## BRIEF
Locate each line with the string "chart" in the listing below and copy it.

## Plotting code records
####################
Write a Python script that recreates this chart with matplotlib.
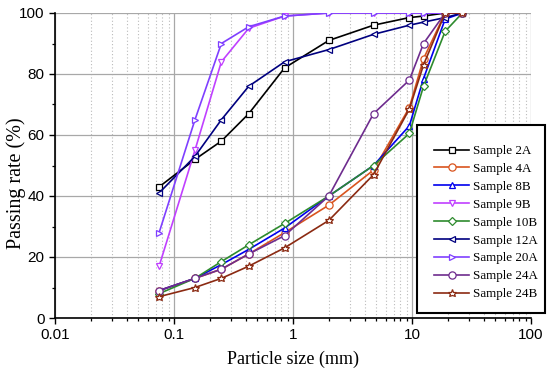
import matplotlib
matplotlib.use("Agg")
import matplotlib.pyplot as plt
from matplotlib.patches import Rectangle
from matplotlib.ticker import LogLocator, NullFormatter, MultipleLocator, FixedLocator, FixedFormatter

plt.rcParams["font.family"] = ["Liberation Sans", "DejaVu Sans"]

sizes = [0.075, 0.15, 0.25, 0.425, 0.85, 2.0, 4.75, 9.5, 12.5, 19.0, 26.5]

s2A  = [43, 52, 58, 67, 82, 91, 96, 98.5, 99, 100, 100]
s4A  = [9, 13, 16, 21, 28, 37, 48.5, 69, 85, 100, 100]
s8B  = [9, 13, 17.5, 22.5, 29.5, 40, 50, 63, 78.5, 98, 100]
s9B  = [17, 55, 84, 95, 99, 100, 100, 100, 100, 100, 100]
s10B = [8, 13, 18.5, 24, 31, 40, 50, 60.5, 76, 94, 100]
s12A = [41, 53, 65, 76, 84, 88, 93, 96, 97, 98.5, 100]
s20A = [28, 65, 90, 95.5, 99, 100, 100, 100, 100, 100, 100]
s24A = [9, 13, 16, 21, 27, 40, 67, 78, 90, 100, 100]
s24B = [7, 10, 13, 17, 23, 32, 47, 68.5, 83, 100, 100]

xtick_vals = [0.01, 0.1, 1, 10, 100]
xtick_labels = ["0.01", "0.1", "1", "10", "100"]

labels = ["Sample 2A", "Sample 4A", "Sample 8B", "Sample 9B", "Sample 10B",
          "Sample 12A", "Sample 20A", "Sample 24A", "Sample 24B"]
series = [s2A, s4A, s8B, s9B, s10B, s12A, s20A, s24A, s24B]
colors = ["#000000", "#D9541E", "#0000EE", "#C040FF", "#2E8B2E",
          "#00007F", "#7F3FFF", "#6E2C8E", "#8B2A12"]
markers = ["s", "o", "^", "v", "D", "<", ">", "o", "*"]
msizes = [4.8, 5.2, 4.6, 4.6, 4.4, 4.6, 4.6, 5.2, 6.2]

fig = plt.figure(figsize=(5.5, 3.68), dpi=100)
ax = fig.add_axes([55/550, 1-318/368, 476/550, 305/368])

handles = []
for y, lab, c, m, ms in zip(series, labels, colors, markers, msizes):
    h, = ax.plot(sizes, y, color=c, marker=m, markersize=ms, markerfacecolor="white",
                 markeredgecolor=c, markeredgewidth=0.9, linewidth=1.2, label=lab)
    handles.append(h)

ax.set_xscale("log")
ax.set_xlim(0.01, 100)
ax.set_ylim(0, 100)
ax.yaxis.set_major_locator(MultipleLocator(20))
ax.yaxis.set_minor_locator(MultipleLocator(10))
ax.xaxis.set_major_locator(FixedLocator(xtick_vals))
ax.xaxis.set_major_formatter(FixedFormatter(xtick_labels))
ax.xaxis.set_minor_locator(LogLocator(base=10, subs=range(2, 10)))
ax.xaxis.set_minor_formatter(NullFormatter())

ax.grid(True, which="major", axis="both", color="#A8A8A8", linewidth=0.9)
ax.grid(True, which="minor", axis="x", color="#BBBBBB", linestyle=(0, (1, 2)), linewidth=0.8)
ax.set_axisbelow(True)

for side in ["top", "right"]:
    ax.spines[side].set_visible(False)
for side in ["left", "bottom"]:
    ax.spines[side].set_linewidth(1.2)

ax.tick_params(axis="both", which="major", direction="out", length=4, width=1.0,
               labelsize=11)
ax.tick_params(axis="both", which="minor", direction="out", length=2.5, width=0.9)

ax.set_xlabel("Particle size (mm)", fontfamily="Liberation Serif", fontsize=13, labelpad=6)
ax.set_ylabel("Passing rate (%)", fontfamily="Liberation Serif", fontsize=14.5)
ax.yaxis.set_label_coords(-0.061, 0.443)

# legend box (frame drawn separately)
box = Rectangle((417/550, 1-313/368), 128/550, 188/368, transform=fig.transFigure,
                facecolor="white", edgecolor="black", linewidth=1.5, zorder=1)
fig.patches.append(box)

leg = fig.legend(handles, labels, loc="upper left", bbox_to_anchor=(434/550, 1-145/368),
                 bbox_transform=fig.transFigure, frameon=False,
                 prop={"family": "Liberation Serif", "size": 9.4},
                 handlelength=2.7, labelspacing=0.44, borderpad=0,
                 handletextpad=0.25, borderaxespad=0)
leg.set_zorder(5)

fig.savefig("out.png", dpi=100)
####################
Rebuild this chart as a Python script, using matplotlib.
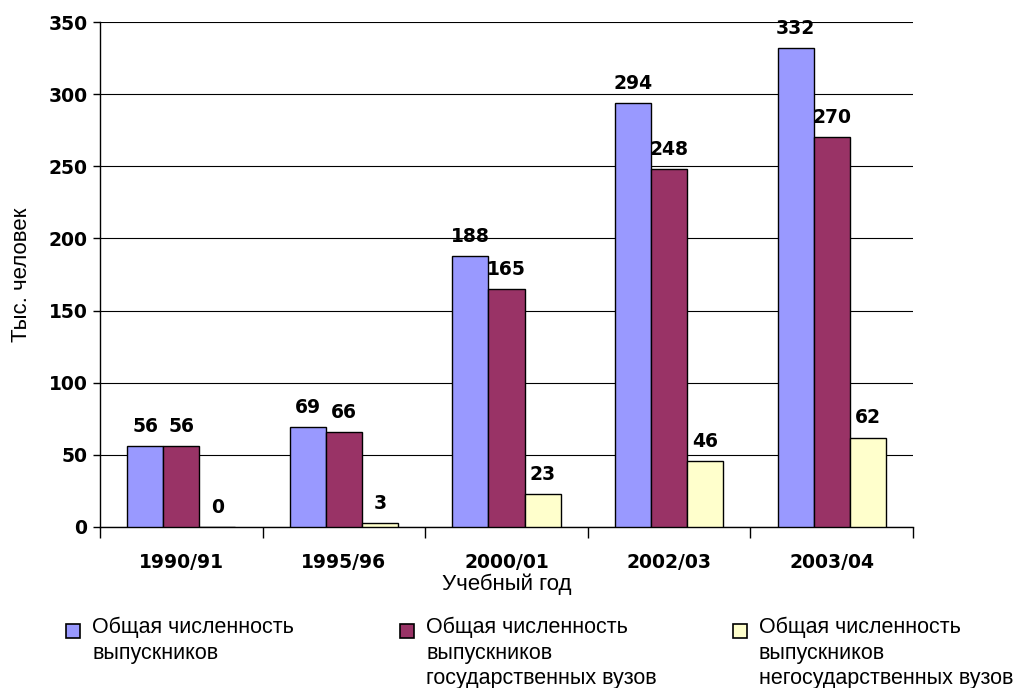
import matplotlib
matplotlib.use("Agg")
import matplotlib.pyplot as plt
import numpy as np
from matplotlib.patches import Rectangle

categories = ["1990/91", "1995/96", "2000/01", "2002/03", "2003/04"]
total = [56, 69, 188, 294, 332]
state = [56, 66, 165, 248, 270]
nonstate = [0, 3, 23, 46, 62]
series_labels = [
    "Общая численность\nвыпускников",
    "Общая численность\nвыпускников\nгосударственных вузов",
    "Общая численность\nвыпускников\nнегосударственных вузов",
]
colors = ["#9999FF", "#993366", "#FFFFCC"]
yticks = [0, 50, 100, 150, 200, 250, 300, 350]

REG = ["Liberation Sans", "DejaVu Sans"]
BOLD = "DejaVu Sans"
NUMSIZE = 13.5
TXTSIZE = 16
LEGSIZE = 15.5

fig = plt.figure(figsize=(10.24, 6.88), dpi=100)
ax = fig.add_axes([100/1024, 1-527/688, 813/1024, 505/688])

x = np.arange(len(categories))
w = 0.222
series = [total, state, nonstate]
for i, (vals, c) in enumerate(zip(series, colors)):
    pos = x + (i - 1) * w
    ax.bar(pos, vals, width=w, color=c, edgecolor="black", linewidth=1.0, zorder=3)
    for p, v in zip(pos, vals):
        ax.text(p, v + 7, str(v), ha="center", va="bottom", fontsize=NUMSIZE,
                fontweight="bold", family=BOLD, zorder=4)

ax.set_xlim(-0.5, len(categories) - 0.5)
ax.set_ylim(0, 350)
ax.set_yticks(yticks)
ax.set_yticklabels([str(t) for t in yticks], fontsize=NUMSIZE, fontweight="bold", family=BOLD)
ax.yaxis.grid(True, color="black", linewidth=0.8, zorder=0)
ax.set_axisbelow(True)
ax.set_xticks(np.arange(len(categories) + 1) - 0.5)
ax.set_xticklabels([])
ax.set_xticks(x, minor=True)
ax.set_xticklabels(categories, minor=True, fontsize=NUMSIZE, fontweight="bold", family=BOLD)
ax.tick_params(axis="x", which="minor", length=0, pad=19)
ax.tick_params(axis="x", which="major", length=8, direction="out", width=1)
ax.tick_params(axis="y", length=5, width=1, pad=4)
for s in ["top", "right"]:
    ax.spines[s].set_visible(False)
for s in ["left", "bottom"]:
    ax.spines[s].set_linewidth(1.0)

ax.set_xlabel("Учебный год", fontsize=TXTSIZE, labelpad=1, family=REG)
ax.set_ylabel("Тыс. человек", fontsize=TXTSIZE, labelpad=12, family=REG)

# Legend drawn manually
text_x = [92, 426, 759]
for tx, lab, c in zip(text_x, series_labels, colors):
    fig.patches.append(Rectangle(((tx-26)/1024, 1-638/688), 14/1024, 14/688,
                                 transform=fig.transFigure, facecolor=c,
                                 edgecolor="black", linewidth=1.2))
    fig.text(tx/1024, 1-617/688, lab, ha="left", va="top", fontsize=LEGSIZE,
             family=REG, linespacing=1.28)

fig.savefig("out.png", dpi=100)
####################
## CORRECT RESULT
Write a Python script that recreates this chart with matplotlib.
Rebuild this chart as a Python script, using matplotlib.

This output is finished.